**STATED GOAL**
Without the pictures, return exactly the lines from the one with "Rebuild this chart" through the one with "const FS = 66;". Both end lines belong in the copy.
## Begin INPUT ROWS
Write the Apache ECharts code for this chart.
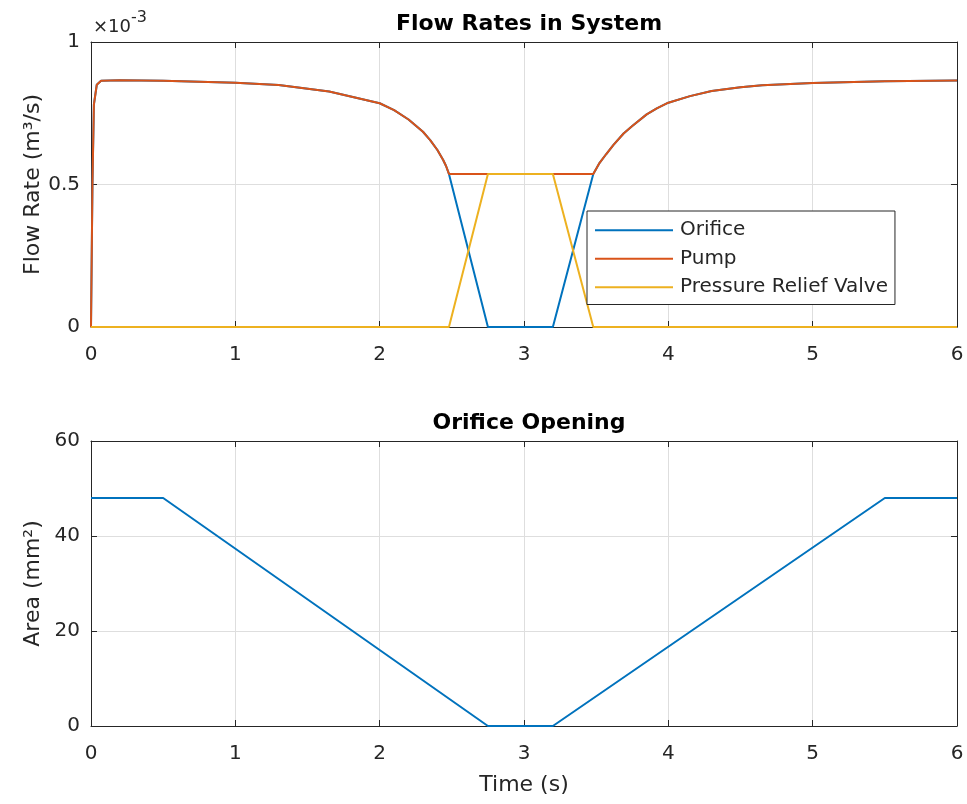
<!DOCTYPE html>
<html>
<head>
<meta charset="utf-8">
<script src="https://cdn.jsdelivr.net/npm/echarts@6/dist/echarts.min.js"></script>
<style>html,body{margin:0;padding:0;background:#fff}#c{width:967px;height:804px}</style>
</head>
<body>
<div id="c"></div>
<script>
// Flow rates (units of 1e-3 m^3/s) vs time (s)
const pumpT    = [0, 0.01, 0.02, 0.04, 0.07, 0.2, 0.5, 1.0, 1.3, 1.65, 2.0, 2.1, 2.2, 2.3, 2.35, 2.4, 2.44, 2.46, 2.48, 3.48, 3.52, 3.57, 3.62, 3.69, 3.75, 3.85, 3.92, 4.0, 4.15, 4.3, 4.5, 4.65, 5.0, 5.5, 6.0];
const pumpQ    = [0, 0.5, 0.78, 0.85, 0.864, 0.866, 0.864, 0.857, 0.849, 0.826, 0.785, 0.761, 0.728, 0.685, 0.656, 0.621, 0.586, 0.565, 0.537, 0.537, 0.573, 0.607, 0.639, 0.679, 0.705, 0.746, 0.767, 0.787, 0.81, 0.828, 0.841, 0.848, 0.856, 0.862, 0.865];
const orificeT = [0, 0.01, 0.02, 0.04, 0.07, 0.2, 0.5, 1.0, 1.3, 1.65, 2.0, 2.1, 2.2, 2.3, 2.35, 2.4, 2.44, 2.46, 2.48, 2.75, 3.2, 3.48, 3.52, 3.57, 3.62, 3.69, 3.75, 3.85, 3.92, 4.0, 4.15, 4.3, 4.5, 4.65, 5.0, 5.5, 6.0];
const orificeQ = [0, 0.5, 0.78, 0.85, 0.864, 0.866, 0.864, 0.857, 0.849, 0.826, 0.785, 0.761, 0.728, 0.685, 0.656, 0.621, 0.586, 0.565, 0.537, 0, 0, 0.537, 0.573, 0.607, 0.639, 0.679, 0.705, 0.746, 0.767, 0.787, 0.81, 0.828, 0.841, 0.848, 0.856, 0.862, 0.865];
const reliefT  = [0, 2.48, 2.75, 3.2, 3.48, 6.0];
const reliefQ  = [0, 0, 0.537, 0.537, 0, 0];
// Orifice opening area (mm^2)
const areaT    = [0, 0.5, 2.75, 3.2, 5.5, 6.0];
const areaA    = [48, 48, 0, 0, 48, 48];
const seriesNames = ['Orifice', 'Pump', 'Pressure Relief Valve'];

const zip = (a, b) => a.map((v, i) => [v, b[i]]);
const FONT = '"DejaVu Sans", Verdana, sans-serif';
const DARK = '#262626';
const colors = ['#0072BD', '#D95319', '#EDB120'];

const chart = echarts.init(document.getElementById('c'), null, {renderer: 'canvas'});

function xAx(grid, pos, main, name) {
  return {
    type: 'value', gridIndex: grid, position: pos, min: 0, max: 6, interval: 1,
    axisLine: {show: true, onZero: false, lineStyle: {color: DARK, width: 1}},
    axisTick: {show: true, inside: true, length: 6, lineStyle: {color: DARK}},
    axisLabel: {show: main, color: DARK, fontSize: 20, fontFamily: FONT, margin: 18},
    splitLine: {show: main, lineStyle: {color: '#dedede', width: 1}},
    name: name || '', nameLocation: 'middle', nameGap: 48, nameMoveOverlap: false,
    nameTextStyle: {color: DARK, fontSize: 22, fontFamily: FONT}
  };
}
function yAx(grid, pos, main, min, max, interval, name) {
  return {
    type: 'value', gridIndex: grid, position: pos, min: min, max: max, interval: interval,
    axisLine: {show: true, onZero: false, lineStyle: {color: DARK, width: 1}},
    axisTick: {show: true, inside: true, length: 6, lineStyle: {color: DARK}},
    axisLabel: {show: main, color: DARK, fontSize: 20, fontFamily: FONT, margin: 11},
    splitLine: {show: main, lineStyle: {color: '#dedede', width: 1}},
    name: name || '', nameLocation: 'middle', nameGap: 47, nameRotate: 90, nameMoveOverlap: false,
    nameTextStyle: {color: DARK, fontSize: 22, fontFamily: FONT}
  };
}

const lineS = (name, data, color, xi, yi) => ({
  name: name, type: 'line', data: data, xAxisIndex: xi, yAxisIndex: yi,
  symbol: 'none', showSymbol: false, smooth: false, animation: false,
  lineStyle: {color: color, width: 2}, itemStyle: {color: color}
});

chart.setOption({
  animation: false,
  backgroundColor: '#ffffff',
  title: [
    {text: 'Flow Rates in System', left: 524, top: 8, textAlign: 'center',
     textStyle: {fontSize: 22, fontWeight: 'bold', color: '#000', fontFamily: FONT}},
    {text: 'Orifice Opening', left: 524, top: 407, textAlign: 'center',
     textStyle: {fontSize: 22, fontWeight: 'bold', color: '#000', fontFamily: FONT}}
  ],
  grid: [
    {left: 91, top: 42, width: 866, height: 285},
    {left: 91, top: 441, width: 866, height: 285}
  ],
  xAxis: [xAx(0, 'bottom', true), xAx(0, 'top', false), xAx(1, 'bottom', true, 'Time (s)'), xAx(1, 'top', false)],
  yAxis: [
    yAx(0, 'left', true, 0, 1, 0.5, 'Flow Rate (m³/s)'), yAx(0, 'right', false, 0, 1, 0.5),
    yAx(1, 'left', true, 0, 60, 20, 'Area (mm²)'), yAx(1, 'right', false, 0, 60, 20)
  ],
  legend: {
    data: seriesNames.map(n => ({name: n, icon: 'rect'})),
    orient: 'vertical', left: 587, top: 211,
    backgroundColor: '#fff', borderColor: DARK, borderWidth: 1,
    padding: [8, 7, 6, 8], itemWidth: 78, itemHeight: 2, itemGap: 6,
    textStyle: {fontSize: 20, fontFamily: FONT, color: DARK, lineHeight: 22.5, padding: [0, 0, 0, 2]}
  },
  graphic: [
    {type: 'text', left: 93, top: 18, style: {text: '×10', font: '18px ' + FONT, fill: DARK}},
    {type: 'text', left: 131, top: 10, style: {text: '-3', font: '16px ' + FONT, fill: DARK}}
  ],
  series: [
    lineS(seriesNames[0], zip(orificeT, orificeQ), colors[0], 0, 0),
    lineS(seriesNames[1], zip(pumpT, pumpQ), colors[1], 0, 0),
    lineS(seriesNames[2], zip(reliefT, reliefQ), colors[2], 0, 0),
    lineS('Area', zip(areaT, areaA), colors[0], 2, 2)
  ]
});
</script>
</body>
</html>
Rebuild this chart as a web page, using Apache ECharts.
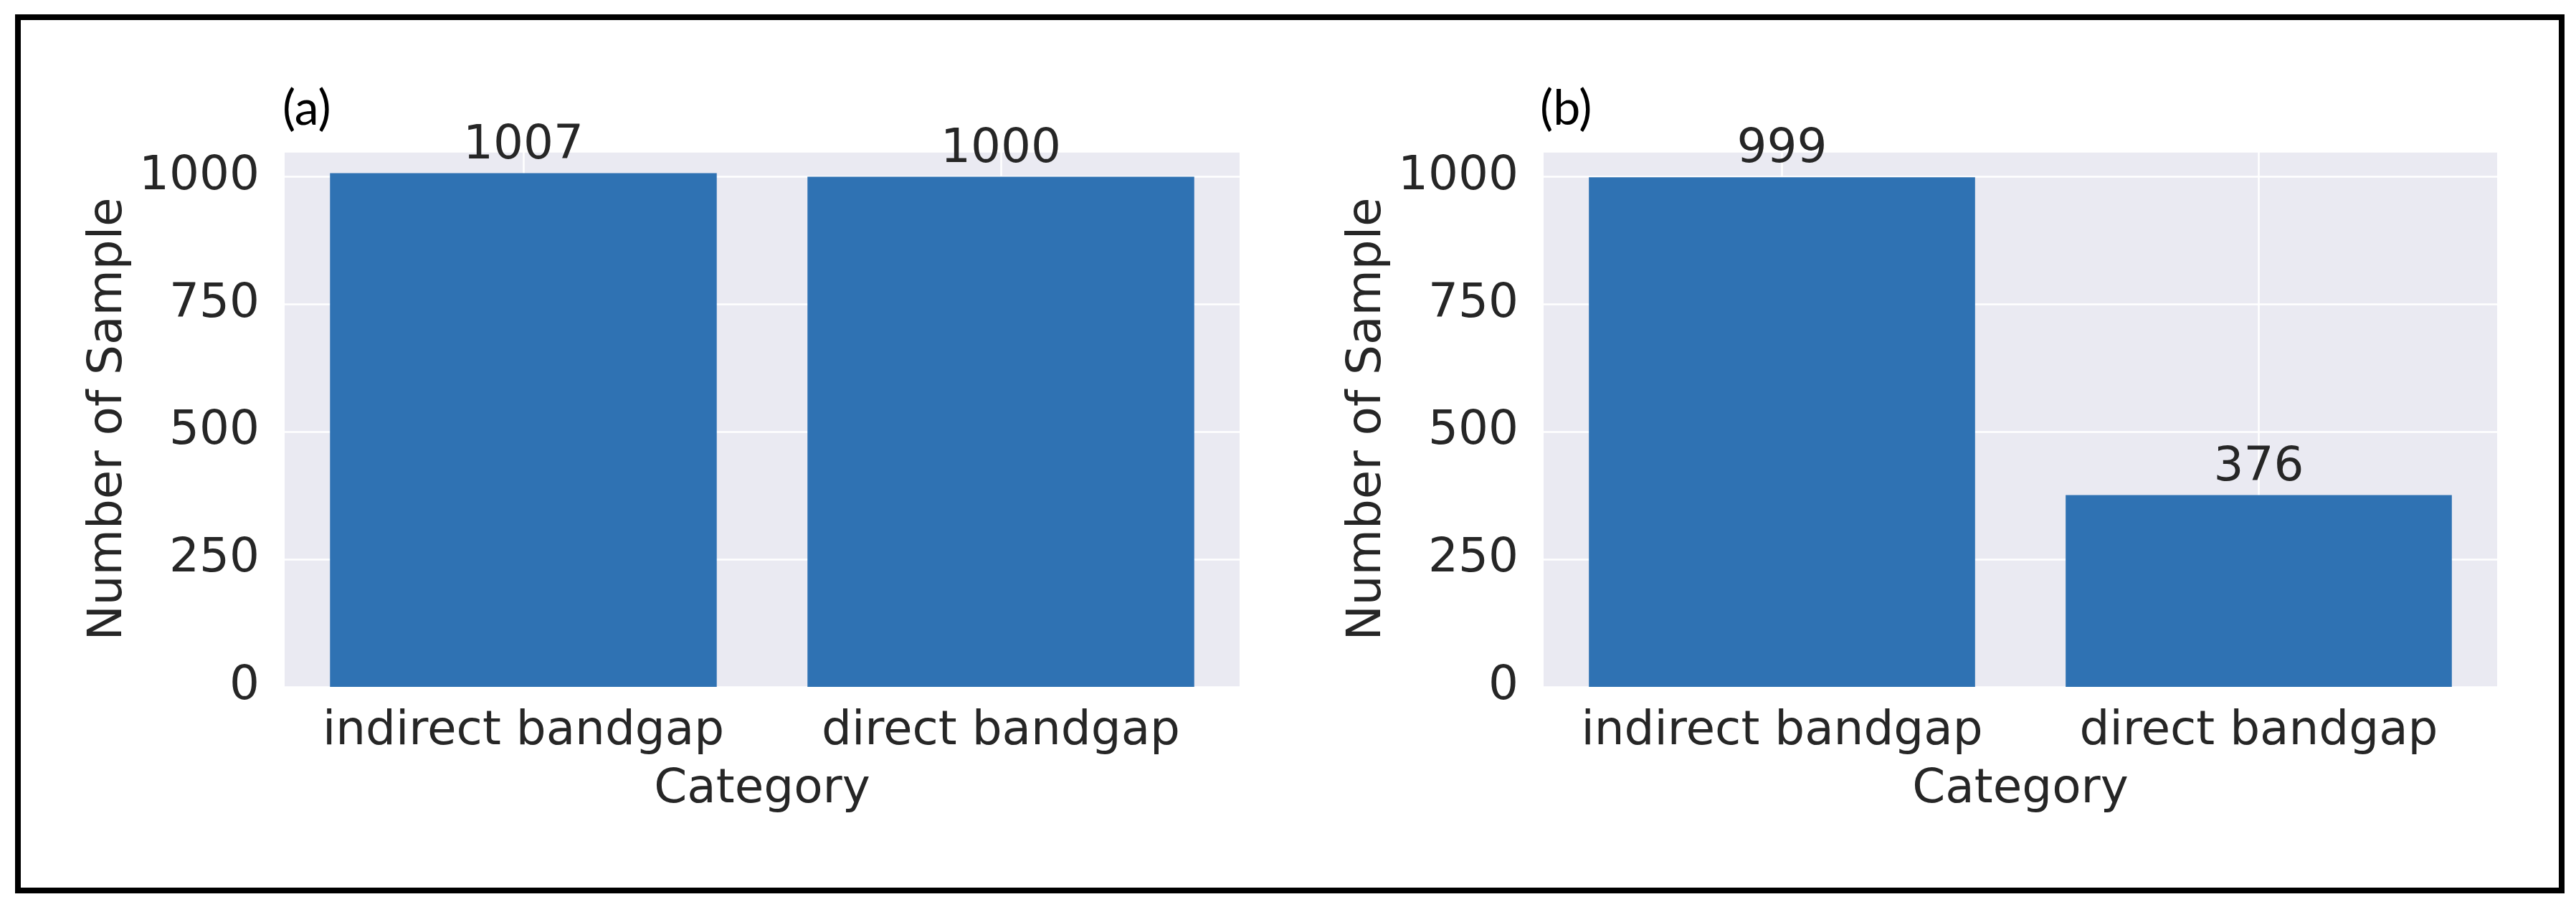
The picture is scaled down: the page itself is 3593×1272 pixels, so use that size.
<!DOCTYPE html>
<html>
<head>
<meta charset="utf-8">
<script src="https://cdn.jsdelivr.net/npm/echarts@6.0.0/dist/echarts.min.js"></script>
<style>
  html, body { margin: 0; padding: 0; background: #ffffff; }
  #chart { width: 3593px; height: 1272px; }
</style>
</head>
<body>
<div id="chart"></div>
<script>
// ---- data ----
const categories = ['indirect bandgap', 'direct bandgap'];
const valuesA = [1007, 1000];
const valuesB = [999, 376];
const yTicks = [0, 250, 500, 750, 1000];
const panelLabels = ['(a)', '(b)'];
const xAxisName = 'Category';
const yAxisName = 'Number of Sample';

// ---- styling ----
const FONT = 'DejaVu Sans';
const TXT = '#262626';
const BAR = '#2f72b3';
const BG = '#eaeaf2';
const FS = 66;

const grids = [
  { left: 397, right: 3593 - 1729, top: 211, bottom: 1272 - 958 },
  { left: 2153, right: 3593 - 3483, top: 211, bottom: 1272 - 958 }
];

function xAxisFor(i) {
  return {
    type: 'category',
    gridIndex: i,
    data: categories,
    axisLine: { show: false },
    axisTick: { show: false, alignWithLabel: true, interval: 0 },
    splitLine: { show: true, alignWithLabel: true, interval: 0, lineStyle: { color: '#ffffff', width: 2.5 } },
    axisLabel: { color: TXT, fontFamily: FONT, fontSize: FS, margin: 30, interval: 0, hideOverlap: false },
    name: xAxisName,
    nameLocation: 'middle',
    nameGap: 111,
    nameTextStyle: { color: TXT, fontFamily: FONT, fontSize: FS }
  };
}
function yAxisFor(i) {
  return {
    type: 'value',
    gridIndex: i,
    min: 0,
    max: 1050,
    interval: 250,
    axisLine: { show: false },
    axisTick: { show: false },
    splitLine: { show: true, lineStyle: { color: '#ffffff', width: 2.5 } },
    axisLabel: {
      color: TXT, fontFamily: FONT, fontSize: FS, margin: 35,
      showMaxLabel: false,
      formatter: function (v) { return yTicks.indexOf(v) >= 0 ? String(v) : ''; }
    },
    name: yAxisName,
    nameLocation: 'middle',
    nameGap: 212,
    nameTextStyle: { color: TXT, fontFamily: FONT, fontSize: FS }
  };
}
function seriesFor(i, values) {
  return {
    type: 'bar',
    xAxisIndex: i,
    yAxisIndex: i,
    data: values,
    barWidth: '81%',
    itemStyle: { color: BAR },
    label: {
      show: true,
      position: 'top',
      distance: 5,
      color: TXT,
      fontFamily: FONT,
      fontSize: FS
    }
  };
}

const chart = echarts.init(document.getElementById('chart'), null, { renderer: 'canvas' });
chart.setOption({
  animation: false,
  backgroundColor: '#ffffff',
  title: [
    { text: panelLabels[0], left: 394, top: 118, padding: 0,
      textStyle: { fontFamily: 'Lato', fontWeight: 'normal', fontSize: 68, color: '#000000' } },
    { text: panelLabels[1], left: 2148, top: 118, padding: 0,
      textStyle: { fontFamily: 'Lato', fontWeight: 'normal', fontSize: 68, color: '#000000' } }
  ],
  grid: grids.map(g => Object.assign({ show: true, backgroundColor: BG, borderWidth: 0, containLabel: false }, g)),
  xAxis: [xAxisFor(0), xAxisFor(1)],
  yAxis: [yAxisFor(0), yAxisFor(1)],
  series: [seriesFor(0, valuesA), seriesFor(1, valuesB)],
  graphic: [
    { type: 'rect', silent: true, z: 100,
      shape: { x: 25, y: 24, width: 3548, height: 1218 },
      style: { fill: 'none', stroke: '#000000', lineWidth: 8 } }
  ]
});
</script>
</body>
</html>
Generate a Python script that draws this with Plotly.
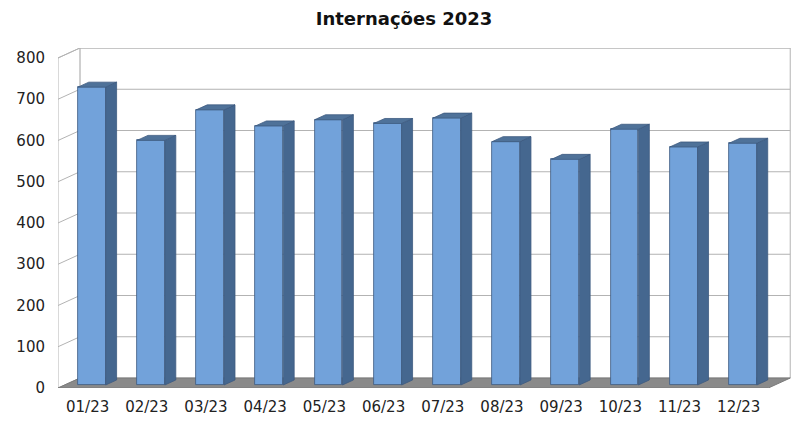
## End INPUT ROWS
**ANSWER TO THE PROBLEM**
Rebuild this chart as a web page, using Apache ECharts.
The picture is scaled down: the page itself is 3593×1272 pixels, so use that size.
<!DOCTYPE html>
<html>
<head>
<meta charset="utf-8">
<script src="https://cdn.jsdelivr.net/npm/echarts@6.0.0/dist/echarts.min.js"></script>
<style>
  html, body { margin: 0; padding: 0; background: #ffffff; }
  #chart { width: 3593px; height: 1272px; }
</style>
</head>
<body>
<div id="chart"></div>
<script>
// ---- data ----
const categories = ['indirect bandgap', 'direct bandgap'];
const valuesA = [1007, 1000];
const valuesB = [999, 376];
const yTicks = [0, 250, 500, 750, 1000];
const panelLabels = ['(a)', '(b)'];
const xAxisName = 'Category';
const yAxisName = 'Number of Sample';

// ---- styling ----
const FONT = 'DejaVu Sans';
const TXT = '#262626';
const BAR = '#2f72b3';
const BG = '#eaeaf2';
const FS = 66;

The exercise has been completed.